22. The voltage receiving circuit according to claim 21 , further comprising: a gradation-reference-voltage-selecting-and-supplying part; a gradation-reference-voltage-holding-and-generating part; and a source line activation part, wherein the gradation-reference-voltage-selecting-and-supplying part is configured to selectively supply positive or negative voltages outputted by the demultiplexer to the gradation-reference-voltage-holding-and-generating part, the gradation-reference-voltage-holding-and-generating part comprises a gradation-reference-voltage-holding part including voltage-holding circuits, and is configured to hold, as gradation reference voltages, positive or negative voltages supplied from the gradation-reference-voltage-selecting-and-supplying part in the voltage-holding circuits, and produce gradation voltages based on the gradation reference voltages, and the source line activation part activates source lines of a display panel based on the gradation voltages.

23. The voltage receiving circuit according to claim 22 , wherein the gradation-reference-voltage-selecting-and-supplying part is configured to sequentially supply the voltage-holding circuits with positive or negative voltages outputted by the demultiplexer, wherein the voltage-holding circuits are configured to hold the positive or negative voltages.

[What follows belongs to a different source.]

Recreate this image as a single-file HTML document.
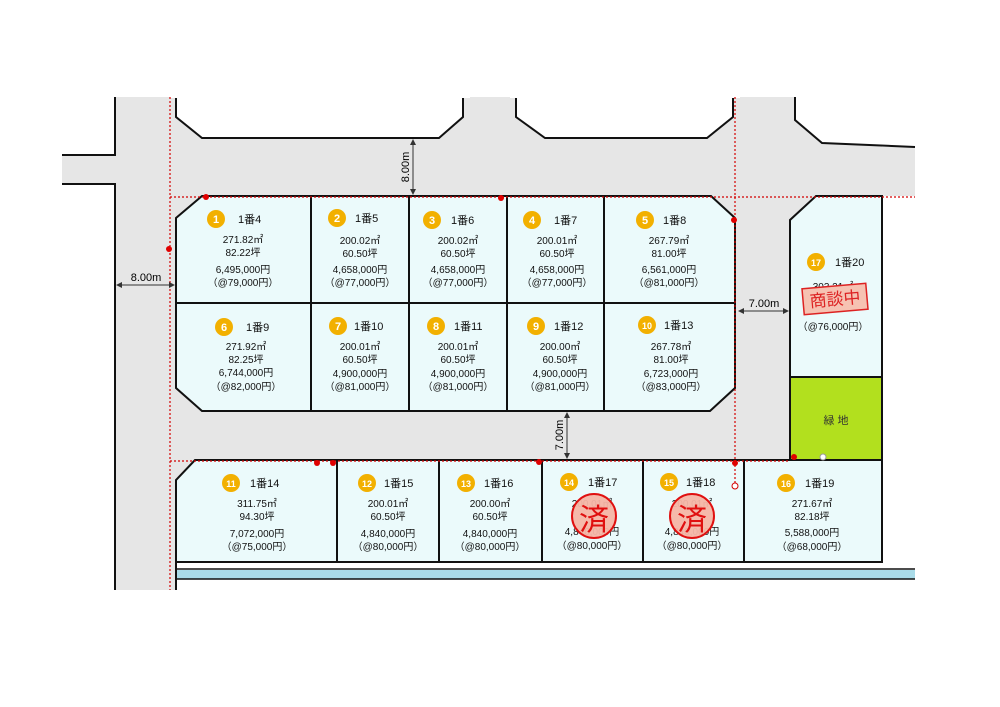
<!DOCTYPE html>
<html><head><meta charset="utf-8"><style>
html,body{margin:0;padding:0;background:#fff;}
svg{display:block;font-family:"Liberation Sans","Noto Sans CJK JP",sans-serif;}
.t{font-size:10px;fill:#111;text-anchor:middle;}
.h{font-size:11px;fill:#111;}
.n{font-size:11px;fill:#fff;font-weight:bold;text-anchor:middle;}
</style></head><body>
<svg width="1000" height="707" viewBox="0 0 1000 707">
<defs><marker id="a" markerWidth="6" markerHeight="6" refX="5" refY="3" orient="auto-start-reverse"><path d="M0,0 L6,3 L0,6 z" fill="#333"/></marker></defs>
<!-- roads -->
<rect x="115" y="97" width="767" height="465" fill="#e6e6e6"/>
<rect x="115" y="562" width="61" height="28" fill="#e6e6e6"/>
<rect x="62" y="155" width="53" height="29" fill="#e6e6e6"/>
<rect x="882" y="147" width="33" height="49" fill="#e6e6e6"/>
<rect x="882" y="196" width="40" height="370" fill="#fff"/>
<!-- top white blocks -->
<polygon points="176,97 463,97 463,117 439,138 202,138 176,117" fill="#fff" stroke="#111" stroke-width="2"/>
<rect x="170" y="90" width="300" height="8" fill="#fff"/>
<polygon points="516,97 733,97 733,117 707,138 545,138 516,117" fill="#fff" stroke="#111" stroke-width="2"/>
<rect x="510" y="90" width="230" height="8" fill="#fff"/>
<polygon points="795,97 795,120 822,143 915,147 915,97" fill="#fff"/>
<polyline points="795,97 795,120 822,143 915,147" fill="none" stroke="#111" stroke-width="2"/>
<!-- left road lines -->
<polyline points="115,97 115,155 62,155" fill="none" stroke="#111" stroke-width="2"/>
<polyline points="62,184 115,184 115,590" fill="none" stroke="#111" stroke-width="2"/>
<!-- lots rows 1-2 -->
<polygon points="202,196 711,196 735,218 735,388 710,411 202,411 176,388 176,218" fill="#ebfafb" stroke="#111" stroke-width="2"/>
<line x1="176" y1="303" x2="735" y2="303" stroke="#111" stroke-width="2"/>
<line x1="311" y1="196" x2="311" y2="411" stroke="#111" stroke-width="2"/>
<line x1="409" y1="196" x2="409" y2="411" stroke="#111" stroke-width="2"/>
<line x1="507" y1="196" x2="507" y2="411" stroke="#111" stroke-width="2"/>
<line x1="604" y1="196" x2="604" y2="411" stroke="#111" stroke-width="2"/>
<!-- lot 17 + green -->
<polygon points="816,196 882,196 882,377 790,377 790,220" fill="#ebfafb" stroke="#111" stroke-width="2"/>
<rect x="790" y="377" width="92" height="83" fill="#b2e01e" stroke="#111" stroke-width="2"/>
<text x="836" y="424" style="font-size:11px;fill:#333;text-anchor:middle">緑 地</text>
<!-- bottom row -->
<polygon points="195,460 882,460 882,562 176,562 176,480" fill="#ebfafb" stroke="#111" stroke-width="2"/>
<line x1="337" y1="460" x2="337" y2="562" stroke="#111" stroke-width="2"/>
<line x1="439" y1="460" x2="439" y2="562" stroke="#111" stroke-width="2"/>
<line x1="542" y1="460" x2="542" y2="562" stroke="#111" stroke-width="2"/>
<line x1="643" y1="460" x2="643" y2="562" stroke="#111" stroke-width="2"/>
<line x1="744" y1="460" x2="744" y2="562" stroke="#111" stroke-width="2"/>
<!-- strip -->
<rect x="176" y="570" width="739" height="9" fill="#a9dbe8"/>
<line x1="176" y1="569" x2="915" y2="569" stroke="#111" stroke-width="1.5"/>
<line x1="176" y1="579" x2="915" y2="579" stroke="#111" stroke-width="1.5"/>
<line x1="176" y1="562" x2="176" y2="590" stroke="#111" stroke-width="2"/>
<!-- red dotted -->
<g stroke="#d40000" stroke-width="1.2" stroke-dasharray="2,2" fill="none">
<line x1="170" y1="97" x2="170" y2="590"/>
<line x1="170" y1="197" x2="915" y2="197"/>
<line x1="735" y1="97" x2="735" y2="488"/>
<line x1="170" y1="461" x2="790" y2="461"/>
</g>
<g fill="#e00000">
<circle cx="206" cy="197" r="3"/><circle cx="501" cy="198" r="3"/><circle cx="734" cy="220" r="3"/>
<circle cx="169" cy="249" r="3"/><circle cx="317" cy="463" r="3"/><circle cx="333" cy="463" r="3"/>
<circle cx="539" cy="462" r="3"/><circle cx="735" cy="463" r="3"/><circle cx="794" cy="457" r="3"/>
</g>
<circle cx="735" cy="486" r="3" fill="#fff" stroke="#d40000"/>
<circle cx="823" cy="457" r="3" fill="#fff" stroke="#999"/>
<!-- dims -->
<g stroke="#333" stroke-width="1">
<line x1="413" y1="140" x2="413" y2="194" marker-start="url(#a)" marker-end="url(#a)"/>
<line x1="117" y1="285" x2="174" y2="285" marker-start="url(#a)" marker-end="url(#a)"/>
<line x1="739" y1="311" x2="788" y2="311" marker-start="url(#a)" marker-end="url(#a)"/>
<line x1="567" y1="413" x2="567" y2="458" marker-start="url(#a)" marker-end="url(#a)"/>
</g>
<text x="0" y="0" transform="translate(409,167) rotate(-90)" style="font-size:11px;text-anchor:middle">8.00m</text>
<text x="146" y="281" style="font-size:11px;text-anchor:middle">8.00m</text>
<text x="764" y="307" style="font-size:11px;text-anchor:middle">7.00m</text>
<text x="0" y="0" transform="translate(563,435) rotate(-90)" style="font-size:11px;text-anchor:middle">7.00m</text>
<!-- lot labels -->
<g>
<circle cx="216" cy="219" r="9" fill="#f2b000"/><text class="n" x="216" y="223">1</text><text class="h" x="238" y="223">1番4</text>
<text class="t" x="243" y="243">271.82㎡</text><text class="t" x="243" y="256">82.22坪</text><text class="t" x="243" y="273">6,495,000円</text><text class="t" x="243" y="286">（@79,000円）</text>
<circle cx="337" cy="218" r="9" fill="#f2b000"/><text class="n" x="337" y="222">2</text><text class="h" x="355" y="222">1番5</text>
<text class="t" x="360" y="244">200.02㎡</text><text class="t" x="360" y="257">60.50坪</text><text class="t" x="360" y="273">4,658,000円</text><text class="t" x="360" y="286">（@77,000円）</text>
<circle cx="432" cy="220" r="9" fill="#f2b000"/><text class="n" x="432" y="224">3</text><text class="h" x="451" y="224">1番6</text>
<text class="t" x="458" y="244">200.02㎡</text><text class="t" x="458" y="257">60.50坪</text><text class="t" x="458" y="273">4,658,000円</text><text class="t" x="458" y="286">（@77,000円）</text>
<circle cx="532" cy="220" r="9" fill="#f2b000"/><text class="n" x="532" y="224">4</text><text class="h" x="554" y="224">1番7</text>
<text class="t" x="557" y="244">200.01㎡</text><text class="t" x="557" y="257">60.50坪</text><text class="t" x="557" y="273">4,658,000円</text><text class="t" x="557" y="286">（@77,000円）</text>
<circle cx="645" cy="220" r="9" fill="#f2b000"/><text class="n" x="645" y="224">5</text><text class="h" x="663" y="224">1番8</text>
<text class="t" x="669" y="244">267.79㎡</text><text class="t" x="669" y="257">81.00坪</text><text class="t" x="669" y="273">6,561,000円</text><text class="t" x="669" y="286">（@81,000円）</text>

<circle cx="224" cy="327" r="9" fill="#f2b000"/><text class="n" x="224" y="331">6</text><text class="h" x="246" y="331">1番9</text>
<text class="t" x="246" y="350">271.92㎡</text><text class="t" x="246" y="363">82.25坪</text><text class="t" x="246" y="376">6,744,000円</text><text class="t" x="246" y="390">（@82,000円）</text>
<circle cx="338" cy="326" r="9" fill="#f2b000"/><text class="n" x="338" y="330">7</text><text class="h" x="354" y="330">1番10</text>
<text class="t" x="360" y="350">200.01㎡</text><text class="t" x="360" y="363">60.50坪</text><text class="t" x="360" y="377">4,900,000円</text><text class="t" x="360" y="390">（@81,000円）</text>
<circle cx="436" cy="326" r="9" fill="#f2b000"/><text class="n" x="436" y="330">8</text><text class="h" x="454" y="330">1番11</text>
<text class="t" x="458" y="350">200.01㎡</text><text class="t" x="458" y="363">60.50坪</text><text class="t" x="458" y="377">4,900,000円</text><text class="t" x="458" y="390">（@81,000円）</text>
<circle cx="536" cy="326" r="9" fill="#f2b000"/><text class="n" x="536" y="330">9</text><text class="h" x="554" y="330">1番12</text>
<text class="t" x="560" y="350">200.00㎡</text><text class="t" x="560" y="363">60.50坪</text><text class="t" x="560" y="377">4,900,000円</text><text class="t" x="560" y="390">（@81,000円）</text>
<circle cx="647" cy="325" r="9" fill="#f2b000"/><text class="n" x="647" y="329" style="font-size:9px">10</text><text class="h" x="664" y="329">1番13</text>
<text class="t" x="671" y="350">267.78㎡</text><text class="t" x="671" y="363">81.00坪</text><text class="t" x="671" y="377">6,723,000円</text><text class="t" x="671" y="390">（@83,000円）</text>

<circle cx="816" cy="262" r="9" fill="#f2b000"/><text class="n" x="816" y="266" style="font-size:9px">17</text><text class="h" x="835" y="266">1番20</text>
<text class="t" x="833" y="290">303.21㎡</text>
<text class="t" x="833" y="330">（@76,000円）</text>
<g transform="rotate(-5 835 299)"><rect x="803" y="286" width="64" height="26" fill="#f6c2b2" stroke="#d22" stroke-width="1.5"/>
<text x="835" y="305" style="font-size:17px;fill:#d22;text-anchor:middle">商談中</text></g>

<circle cx="231" cy="483" r="9" fill="#f2b000"/><text class="n" x="231" y="487" style="font-size:9px">11</text><text class="h" x="250" y="487">1番14</text>
<text class="t" x="257" y="507">311.75㎡</text><text class="t" x="257" y="520">94.30坪</text><text class="t" x="257" y="537">7,072,000円</text><text class="t" x="257" y="550">（@75,000円）</text>
<circle cx="367" cy="483" r="9" fill="#f2b000"/><text class="n" x="367" y="487" style="font-size:9px">12</text><text class="h" x="384" y="487">1番15</text>
<text class="t" x="388" y="507">200.01㎡</text><text class="t" x="388" y="520">60.50坪</text><text class="t" x="388" y="537">4,840,000円</text><text class="t" x="388" y="550">（@80,000円）</text>
<circle cx="466" cy="483" r="9" fill="#f2b000"/><text class="n" x="466" y="487" style="font-size:9px">13</text><text class="h" x="484" y="487">1番16</text>
<text class="t" x="490" y="507">200.00㎡</text><text class="t" x="490" y="520">60.50坪</text><text class="t" x="490" y="537">4,840,000円</text><text class="t" x="490" y="550">（@80,000円）</text>
<circle cx="569" cy="482" r="9" fill="#f2b000"/><text class="n" x="569" y="486" style="font-size:9px">14</text><text class="h" x="588" y="486">1番17</text>
<text class="t" x="592" y="507">200.01㎡</text><text class="t" x="592" y="535">4,840,000円</text><text class="t" x="592" y="549">（@80,000円）</text>
<circle cx="669" cy="482" r="9" fill="#f2b000"/><text class="n" x="669" y="486" style="font-size:9px">15</text><text class="h" x="686" y="486">1番18</text>
<text class="t" x="692" y="507">200.01㎡</text><text class="t" x="692" y="535">4,840,000円</text><text class="t" x="692" y="549">（@80,000円）</text>
<circle cx="786" cy="483" r="9" fill="#f2b000"/><text class="n" x="786" y="487" style="font-size:9px">16</text><text class="h" x="805" y="487">1番19</text>
<text class="t" x="812" y="507">271.67㎡</text><text class="t" x="812" y="520">82.18坪</text><text class="t" x="812" y="536">5,588,000円</text><text class="t" x="812" y="550">（@68,000円）</text>

<circle cx="594" cy="516" r="22" fill="#f5b5a5" fill-opacity="0.95" stroke="#e01010" stroke-width="2"/>
<text x="594" y="530" style="font-size:30px;fill:#e01010;text-anchor:middle">済</text>
<circle cx="692" cy="516" r="22" fill="#f5b5a5" fill-opacity="0.95" stroke="#e01010" stroke-width="2"/>
<text x="692" y="530" style="font-size:30px;fill:#e01010;text-anchor:middle">済</text>
</g>
</svg>
</body></html>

24. The voltage receiving circuit according to claim 23 , wherein, in transmitting negative side gradation reference voltages after transmitting positive side gradation reference voltages, before transmitting the negative side gradation reference voltages, the demultiplexer-control signals are each switched to a voltage potential within the range from the negative power source voltage to the ground potential, and the demultiplexer outputs the ground potential from the positive output in response to the demultiplexer-controls signals, and wherein, in transmitting positive side gradation reference voltages after transmitting negative side gradation reference voltages, before transmitting the positive side gradation reference voltages, the demultiplexer-control signals are each switched to a voltage potential within the range from the ground potential to the positive power source voltage, and the demultiplexer outputs the ground potential from the negative output in response to the demultiplexer-control signals.

25. The voltage receiving circuit according to claim 21 , wherein the voltage receiving circuit is formed on an integrated circuit.

26. The voltage receiving circuit according to claim 25 , wherein the integrated circuit does not include the voltage transmitting circuit.